Thanks all the same,
With my best wishes,
lorin
Hi lorin,
[snip]
2) Matlab's eigs() function uses ARPACK, so logically your Fortran
code *should* be able to solve the problem as accurately as Matlab
*if* you get everything set up right... I don't know ARPACK well
enough to give detailed help to you, but:
- Matlab uses 'double precision' variables throughout by default.
Fortran uses single precision variables by default. If you want
accurate results from your Fortran code you *must* use double
precision. So:
(a) make sure you declare all your Fortran variables to be double
precision - note that if you rely of Fortran's implicit typing
mechanism this won't happen.
(b) remember that if you type a number such as 1.234 or 5.67e8 in a
Fortran program, that is *single* precision. If you want double
precision you need to use 1.234D0 or 5.67D8. This is a common cause of
loss of precision in Fortran, particularly in test case code.
If you identify any detailed Fortran problems, try asking in
comp.lang.fortran - they're very helpful.
andy
I've just remembered - you're using complex arithmetic.
Note that a 'COMPLEX' variable in Fortran is by default single
precision (In fact in FORTRAN77, there is no double precision complex
variable, but many compilers do support it as an extension).
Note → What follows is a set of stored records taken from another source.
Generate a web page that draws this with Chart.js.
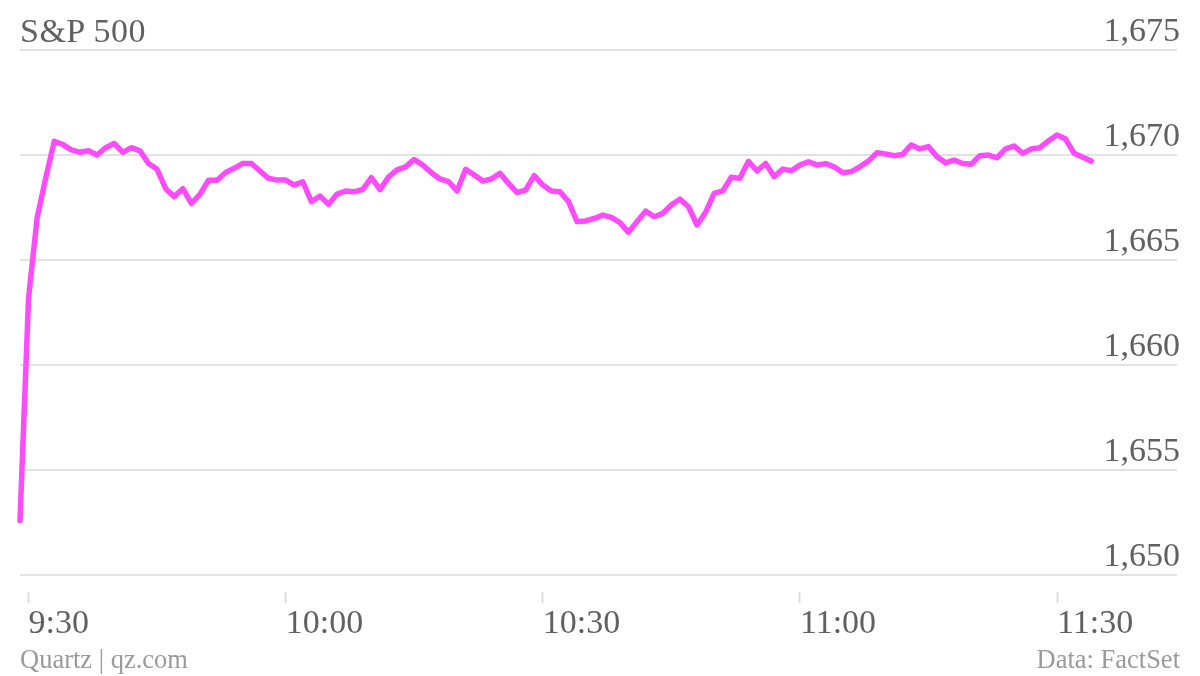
<!DOCTYPE html>
<html>
<head>
<meta charset="utf-8">
<script src="https://cdn.jsdelivr.net/npm/chart.js@4"></script>
<style>
  body { margin: 0; background: #fff; }
  .wrap { position: relative; width: 1200px; height: 676px; font-family: "Liberation Serif", serif; }
  canvas { position: absolute; left: 0; top: 0; }
  .title { position: absolute; left: 20px; top: 14px; font-size: 34px; line-height: 34px; color: #606060; letter-spacing: 0.5px; }
  .foot { position: absolute; top: 646px; font-size: 26.5px; line-height: 26px; color: #9a9a9a; }
</style>
</head>
<body>
<div class="wrap">
  <canvas id="myChart" width="1200" height="676"></canvas>
  <div class="title">S&amp;P 500</div>
  <div class="foot" style="left:20px">Quartz | qz.com</div>
  <div class="foot" style="right:20px">Data: FactSet</div>
</div>
<script>
// one value per minute, first point is 9:29
const firstMinute = 9 * 60 + 29;
const spx = [
  1652.6, 1663.2, 1667.0, 1668.9, 1670.65, 1670.5, 1670.25, 1670.13, 1670.2, 1670.0,
  1670.35, 1670.55, 1670.13, 1670.35, 1670.2, 1669.6, 1669.32, 1668.4, 1668.02, 1668.4,
  1667.7, 1668.13, 1668.8, 1668.8, 1669.17, 1669.37, 1669.6, 1669.6, 1669.24, 1668.89,
  1668.81, 1668.81, 1668.57, 1668.73, 1667.78, 1668.05, 1667.65, 1668.14, 1668.29, 1668.25,
  1668.37, 1668.92, 1668.35, 1668.95, 1669.29, 1669.44, 1669.79, 1669.52, 1669.16, 1668.86,
  1668.73, 1668.29, 1669.32, 1669.05, 1668.76, 1668.86, 1669.13, 1668.65, 1668.21, 1668.33,
  1669.02, 1668.57, 1668.29, 1668.25, 1667.78, 1666.83, 1666.86, 1666.98, 1667.14, 1667.03,
  1666.78, 1666.32, 1666.83, 1667.33, 1667.06, 1667.22, 1667.62, 1667.9, 1667.54, 1666.67,
  1667.27, 1668.17, 1668.29, 1668.94, 1668.89, 1669.7, 1669.24, 1669.6, 1668.97, 1669.33,
  1669.25, 1669.52, 1669.68, 1669.52, 1669.59, 1669.44, 1669.16, 1669.21, 1669.44, 1669.71,
  1670.11, 1670.05, 1669.97, 1670.03, 1670.48, 1670.29, 1670.4, 1669.92, 1669.63, 1669.76,
  1669.6, 1669.56, 1669.97, 1670.0, 1669.87, 1670.29, 1670.43, 1670.08, 1670.29, 1670.35,
  1670.67, 1670.95, 1670.76, 1670.08, 1669.89, 1669.71
];

const xTickMinutes = [570, 600, 630, 660, 690];
const xTickLabels = ["9:30", "10:00", "10:30", "11:00", "11:30"];
const yTicks = [1650, 1655, 1660, 1665, 1670, 1675];
const yTickLabels = ["1,650", "1,655", "1,660", "1,665", "1,670", "1,675"];

const points = spx.map((v, i) => ({ x: firstMinute + i, y: v }));

const config = {
  type: "line",
  data: {
    datasets: [
      {
        label: "S&P 500",
        data: points,
        borderColor: "#fc4cfb",
        borderWidth: 5.5,
        borderJoinStyle: "round",
        borderCapStyle: "round",
        pointRadius: 0,
        tension: 0,
        clip: false,
      },
    ],
  },
  options: {
    responsive: false,
    animation: false,
    layout: {
      padding: { left: 20, right: 17, top: 50, bottom: 32 },
    },
    plugins: {
      legend: { display: false },
      tooltip: { enabled: false },
    },
    scales: {
      x: {
        type: "linear",
        min: firstMinute,
        max: 704,
        border: { display: false },
        grid: {
          drawOnChartArea: false,
          drawTicks: true,
          tickLength: 11,
          tickColor: "#dedede",
          tickWidth: 2,
        },
        afterBuildTicks: (axis) => {
          axis.ticks = xTickMinutes.map((v) => ({ value: v }));
        },
        ticks: {
          align: "start",
          padding: 0,
          autoSkip: false,
          maxRotation: 0,
          color: "#606060",
          font: { family: "'Liberation Serif'", size: 34 },
          callback: (v) => xTickLabels[xTickMinutes.indexOf(v)],
        },
      },
      y: {
        position: "right",
        min: 1649.19,
        max: 1675,
        border: { display: false },
        grid: {
          color: "#e2e2e2",
          lineWidth: 2,
          drawTicks: false,
        },
        afterBuildTicks: (axis) => {
          axis.ticks = yTicks.map((v) => ({ value: v }));
        },
        ticks: {
          mirror: true,
          padding: 3,
          labelOffset: -18,
          color: "#606060",
          font: { family: "'Liberation Serif'", size: 34 },
          callback: (v) => yTickLabels[yTicks.indexOf(v)],
        },
      },
    },
  },
};
const myChart = new Chart(document.getElementById("myChart"), config);
</script>
</body>
</html>
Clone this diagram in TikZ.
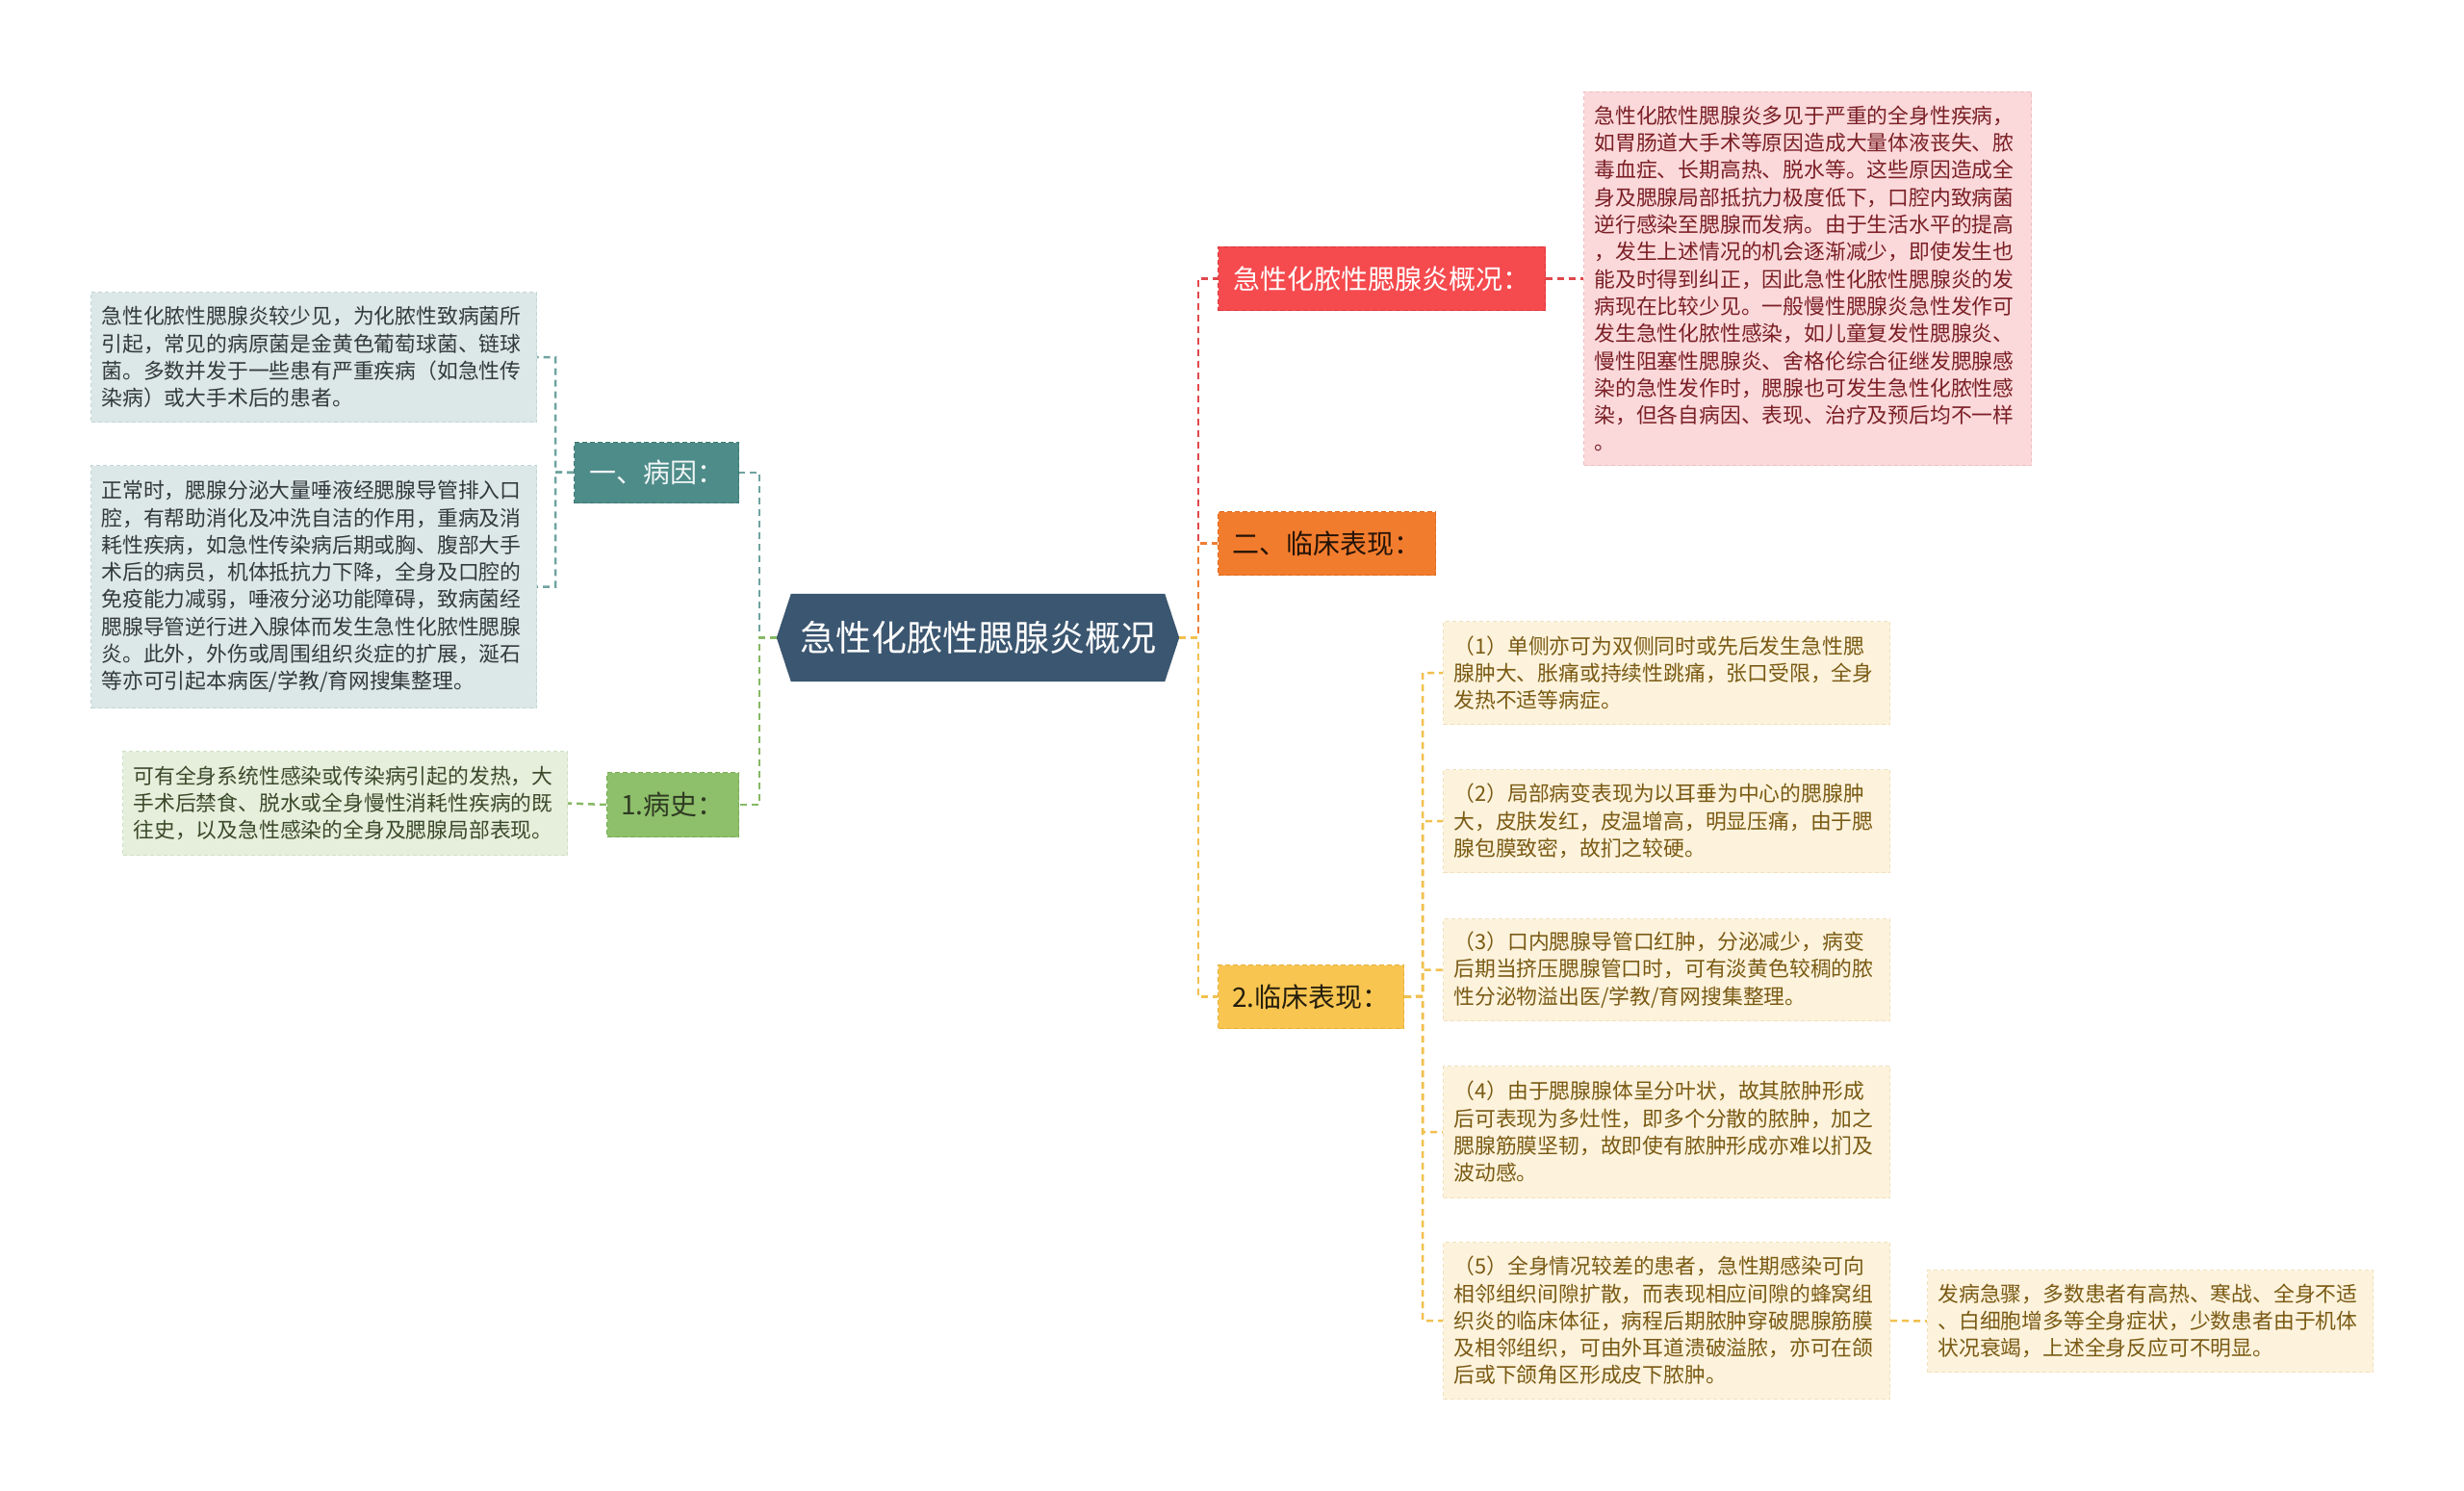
\documentclass[tikz,border=0pt]{standalone}
\usepackage{fontspec}
\setmainfont{Noto Sans CJK SC}
\usetikzlibrary{backgrounds}
\definecolor{cfill}{HTML}{3B5670}
\definecolor{tealB}{HTML}{4E8C89}
\definecolor{tealBd}{HTML}{3F7875}
\definecolor{tealL}{HTML}{DCE7E7}
\definecolor{tealLd}{HTML}{C3D5D5}
\definecolor{greenB}{HTML}{8EBF6B}
\definecolor{greenBd}{HTML}{78AC55}
\definecolor{greenL}{HTML}{E6EFDC}
\definecolor{greenLd}{HTML}{CFE0C2}
\definecolor{redB}{HTML}{F54A4E}
\definecolor{redBd}{HTML}{DD383D}
\definecolor{pinkL}{HTML}{FBD9DB}
\definecolor{pinkLd}{HTML}{EFBEC1}
\definecolor{orangeB}{HTML}{F27C2D}
\definecolor{orangeBd}{HTML}{DE6A1C}
\definecolor{yellowB}{HTML}{F8C551}
\definecolor{yellowBd}{HTML}{E6B03A}
\definecolor{creamL}{HTML}{FDF3DC}
\definecolor{creamLd}{HTML}{F1E0BC}
\definecolor{tealT}{HTML}{333A3A}
\definecolor{greenT}{HTML}{3B4A2B}
\definecolor{pinkT}{HTML}{7A1F25}
\definecolor{creamT}{HTML}{7A5A14}
\definecolor{tealC}{HTML}{6FA3A0}
\definecolor{greenC}{HTML}{86B865}
\definecolor{redC}{HTML}{E0484C}
\definecolor{orangeC}{HTML}{EE7D33}
\definecolor{yellowC}{HTML}{F1C04E}
\tikzset{
  tbox/.style={dash pattern=on 4pt off 3pt, line width=1pt, inner xsep=11pt, inner ysep=0pt,
    align=left, anchor=north west, font=\fontsize{21.8}{28.3}\selectfont},
  lab/.style={dash pattern=on 5pt off 3pt, line width=1pt, inner sep=0pt, anchor=north west,
    font=\fontsize{28}{30}\selectfont},
  conn/.style={dash pattern=on 7pt off 5pt, line width=2.5pt},
}
\begin{document}
\begin{tikzpicture}[x=1pt,y=-1pt]
\useasboundingbox (0,0) rectangle (2560,1549);

% central node
\node[minimum width=418pt, minimum height=91pt, inner sep=0pt, text=white,
  font=\fontsize{37}{40}\selectfont] (c) at (1016,662.5) {急性化脓性腮腺炎概况};
\begin{scope}[on background layer]
\fill[white] (0,0) rectangle (2560,1549);
\fill[cfill] ([xshift=15pt]c.north west) -- ([xshift=-15pt]c.north east) -- (c.east)
  -- ([xshift=-15pt]c.south east) -- ([xshift=15pt]c.south west) -- (c.west) -- cycle;
\end{scope}

% left branch labels
\node[lab, fill=tealB, draw=tealBd, text=white!92!tealB, minimum width=171pt, minimum height=63pt] (bingyin) at (596,459) {一、病因：};
\node[lab, fill=greenB, draw=greenBd, text=greenT!80!black, minimum width=137pt, minimum height=67pt] (bingshi) at (630,802) {1.病史：};

% left text boxes
\node[tbox, fill=tealL, draw=tealLd, text=tealT, text width=441pt, minimum height=135pt] (l1) at (94,303) {急性化脓性腮腺炎较少见，为化脓性致病菌所\\引起，常见的病原菌是金黄色葡萄球菌、链球\\菌。多数并发于一些患有严重疾病（如急性传\\染病）或大手术后的患者。};
\node[tbox, fill=tealL, draw=tealLd, text=tealT, text width=441pt, minimum height=252pt] (l2) at (94,483) {正常时，腮腺分泌大量唾液经腮腺导管排入口\\腔，有帮助消化及冲洗自洁的作用，重病及消\\耗性疾病，如急性传染病后期或胸、腹部大手\\术后的病员，机体抵抗力下降，全身及口腔的\\免疫能力减弱，唾液分泌功能障碍，致病菌经\\腮腺导管逆行进入腺体而发生急性化脓性腮腺\\炎。此外，外伤或周围组织炎症的扩展，涎石\\等亦可引起本病医/学教/育网搜集整理。};
\node[tbox, fill=greenL, draw=greenLd, text=greenT, text width=440pt, minimum height=108pt] (l3) at (127,780) {可有全身系统性感染或传染病引起的发热，大\\手术后禁食、脱水或全身慢性消耗性疾病的既\\往史，以及急性感染的全身及腮腺局部表现。};

% right branch labels
\node[lab, fill=redB, draw=redBd, text=white, minimum width=340pt, minimum height=66pt] (r1) at (1265,256) {急性化脓性腮腺炎概况：};
\node[lab, fill=orangeB, draw=orangeBd, text=black!85!orangeB, minimum width=226pt, minimum height=66pt] (r2) at (1265,531) {二、临床表现：};
\node[lab, fill=yellowB, draw=yellowBd, text=black!85!yellowB, minimum width=193pt, minimum height=66pt] (r3) at (1265,1002) {2.临床表现：};

% pink box
\node[tbox, fill=pinkL, draw=pinkLd, text=pinkT, text width=443pt, minimum height=388pt] (pink) at (1645,95) {急性化脓性腮腺炎多见于严重的全身性疾病，\\如胃肠道大手术等原因造成大量体液丧失、脓\\毒血症、长期高热、脱水等。这些原因造成全\\身及腮腺局部抵抗力极度低下，口腔内致病菌\\逆行感染至腮腺而发病。由于生活水平的提高\\，发生上述情况的机会逐渐减少，即使发生也\\能及时得到纠正，因此急性化脓性腮腺炎的发\\病现在比较少见。一般慢性腮腺炎急性发作可\\发生急性化脓性感染，如儿童复发性腮腺炎、\\慢性阻塞性腮腺炎、舍格伦综合征继发腮腺感\\染的急性发作时，腮腺也可发生急性化脓性感\\染，但各自病因、表现、治疗及预后均不一样\\。};

% cream boxes
\node[tbox, fill=creamL, draw=creamLd, text=creamT, text width=442pt, minimum height=107pt] (k1) at (1499,645) {（1）单侧亦可为双侧同时或先后发生急性腮\\腺肿大、胀痛或持续性跳痛，张口受限，全身\\发热不适等病症。};
\node[tbox, fill=creamL, draw=creamLd, text=creamT, text width=442pt, minimum height=107pt] (k2) at (1499,799) {（2）局部病变表现为以耳垂为中心的腮腺肿\\大，皮肤发红，皮温增高，明显压痛，由于腮\\腺包膜致密，故扪之较硬。};
\node[tbox, fill=creamL, draw=creamLd, text=creamT, text width=442pt, minimum height=106pt] (k3) at (1499,954) {（3）口内腮腺导管口红肿，分泌减少，病变\\后期当挤压腮腺管口时，可有淡黄色较稠的脓\\性分泌物溢出医/学教/育网搜集整理。};
\node[tbox, fill=creamL, draw=creamLd, text=creamT, text width=442pt, minimum height=137pt] (k4) at (1499,1107) {（4）由于腮腺腺体呈分叶状，故其脓肿形成\\后可表现为多灶性，即多个分散的脓肿，加之\\腮腺筋膜坚韧，故即使有脓肿形成亦难以扪及\\波动感。};
\node[tbox, fill=creamL, draw=creamLd, text=creamT, text width=442pt, minimum height=163pt] (k5) at (1499,1290) {（5）全身情况较差的患者，急性期感染可向\\相邻组织间隙扩散，而表现相应间隙的蜂窝组\\织炎的临床体征，病程后期脓肿穿破腮腺筋膜\\及相邻组织，可由外耳道溃破溢脓，亦可在颌\\后或下颌角区形成皮下脓肿。};
\node[tbox, fill=creamL, draw=creamLd, text=creamT, text width=441pt, minimum height=106pt] (far) at (2002,1319) {发病急骤，多数患者有高热、寒战、全身不适\\、白细胞增多等全身症状，少数患者由于机体\\状况衰竭，上述全身反应可不明显。};

% connectors left
\coordinate (ls) at (789,662.5);
\coordinate (ls2) at (577,490.5);
\draw[conn, tealC] (c.west) -- (ls) |- (bingyin.east);
\draw[conn, greenC] (c.west) -- (ls) |- (bingshi.east);
\draw[conn, tealC] (bingyin.west) -- (ls2) |- (l1.east);
\draw[conn, tealC] (bingyin.west) -- (ls2) |- (l2.east);
\draw[conn, greenC] (bingshi.west) -- (l3.east);

% connectors right
\coordinate (rs) at (1245,662.5);
\coordinate (rs2) at (1478,1035);
\draw[conn, redC] (c.east) -- (rs) |- (r1.west);
\draw[conn, orangeC] (c.east) -- (rs) |- (r2.west);
\draw[conn, yellowC] (c.east) -- (rs) |- (r3.west);
\draw[conn, redC] (r1.east) -- (pink.west);
\foreach \k in {k1,k2,k3,k4,k5}{
  \draw[conn, yellowC] (r3.east) -- (rs2) |- (\k.west);
}
\draw[conn, yellowC] (k5.east) -- (far.west);
\end{tikzpicture}
\end{document}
Fortran90
and later support double precision complex as standard, but it's still
easy to accidentally use single precision COMPLEX variables. For
example COMPLX(1.0D0,2.0D0) will return a single precision complex
number!! I certainly find it confusing....
If you're unsure about the precision of your complex Fortran
variables, read below (taken from
http://gcc.gnu.org/onlinedocs/gcc-3.4.6/g77/CMPLX_0028_0029-of-DOUBLE-PRECISION.html)
and do some more research.
Yours,
andy
In accordance with Fortran 90 and at least some (perhaps all) other
compilers, the GNU Fortran language defines CMPLX() as always
returning a result that is type COMPLEX(KIND=1).
This means `CMPLX(D1,D2)', where `D1' and `D2' are REAL(KIND=2)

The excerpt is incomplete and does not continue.